### WHAT IS NEEDED
Retype nothing but the lines from the start of the material up to and including the line with "label=series_names[1], zorder=3)". Pictures don't belong in the copy.
--- Start GIVEN INFORMATION ---
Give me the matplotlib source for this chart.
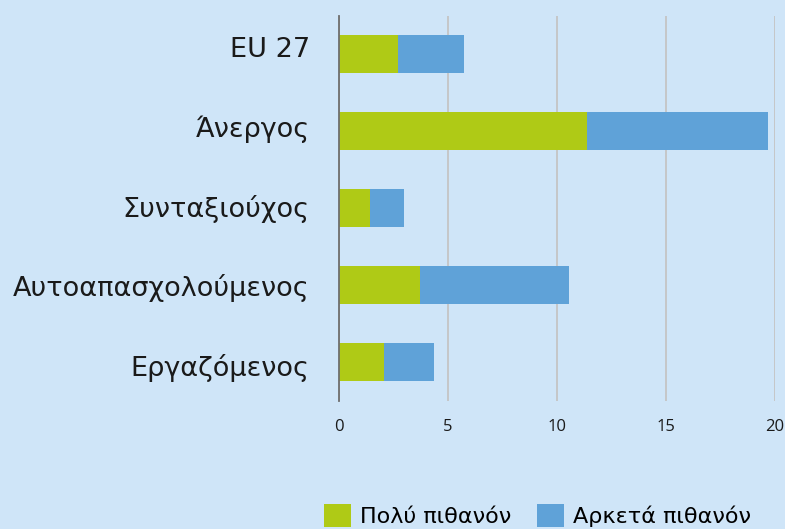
import matplotlib
matplotlib.use("Agg")
import matplotlib.pyplot as plt
import numpy as np

categories = ["EU 27", "Άνεργος", "Συνταξιούχος", "Αυτοαπασχολούμενος", "Εργαζόμενος"]
very_likely = [2.70, 11.38, 1.41, 3.73, 2.06]
fairly_likely = [3.05, 8.30, 1.57, 6.81, 2.30]
series_names = ["Πολύ πιθανόν", "Αρκετά πιθανόν"]
x_ticks = [0, 5, 10, 15, 20]

BG = "#cfe5f8"
GREEN = "#afca16"
BLUE = "#5fa2d8"

plt.rcParams["font.family"] = ["DejaVu Sans"]

fig = plt.figure(figsize=(7.85, 5.29), dpi=100, facecolor=BG)
ax = fig.add_axes([339 / 785, 1 - 400.5 / 529, 436 / 785, 385 / 529], facecolor=BG)

y = np.arange(len(categories))
ax.barh(y, very_likely, height=0.5, color=GREEN, label=series_names[0], zorder=3)
ax.barh(y, fairly_likely, left=very_likely, height=0.5, color=BLUE,
        label=series_names[1], zorder=3)

ax.set_ylim(len(categories) - 0.5, -0.5)
ax.set_xlim(0, 20)
# labels sit on a slightly wider spacing than the bars in the original
ax.set_yticks(y * 1.031 - 0.09)
ax.set_yticklabels(categories, fontsize=19.5, color="#1a1a1a")
ax.set_xticks(x_ticks)
ax.set_xticklabels([str(t) for t in x_ticks], fontsize=12, color="#1a1a1a",
                   family=["Open Sans", "DejaVu Sans"])
ax.tick_params(axis="y", length=0, pad=21)
ax.tick_params(axis="x", length=0, pad=13)

ax.grid(axis="x", color="#c4c4c4", linewidth=1.3, zorder=0)
for side in ["top", "right", "bottom"]:
    ax.spines[side].set_visible(False)
ax.spines["left"].set_color("#6e6e6e")
ax.spines["left"].set_linewidth(1.3)
ax.spines["left"].set_zorder(4)

fig.legend(
    loc="upper left",
    bbox_to_anchor=(324 / 785, 1 - 504 / 529),
    ncol=2,
    frameon=False,
    fontsize=16,
    borderpad=0,
    borderaxespad=0,
    handlelength=1.2,
    handleheight=1.2,
    handletextpad=0.4,
    columnspacing=1.2,
)

fig.savefig("out.png", dpi=100, facecolor=BG)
--- End GIVEN INFORMATION ---
### RESPONSE
Give me the matplotlib source for this chart.
import matplotlib
matplotlib.use("Agg")
import matplotlib.pyplot as plt
import numpy as np

categories = ["EU 27", "Άνεργος", "Συνταξιούχος", "Αυτοαπασχολούμενος", "Εργαζόμενος"]
very_likely = [2.70, 11.38, 1.41, 3.73, 2.06]
fairly_likely = [3.05, 8.30, 1.57, 6.81, 2.30]
series_names = ["Πολύ πιθανόν", "Αρκετά πιθανόν"]
x_ticks = [0, 5, 10, 15, 20]

BG = "#cfe5f8"
GREEN = "#afca16"
BLUE = "#5fa2d8"

plt.rcParams["font.family"] = ["DejaVu Sans"]

fig = plt.figure(figsize=(7.85, 5.29), dpi=100, facecolor=BG)
ax = fig.add_axes([339 / 785, 1 - 400.5 / 529, 436 / 785, 385 / 529], facecolor=BG)

y = np.arange(len(categories))
ax.barh(y, very_likely, height=0.5, color=GREEN, label=series_names[0], zorder=3)
ax.barh(y, fairly_likely, left=very_likely, height=0.5, color=BLUE,
        label=series_names[1], zorder=3)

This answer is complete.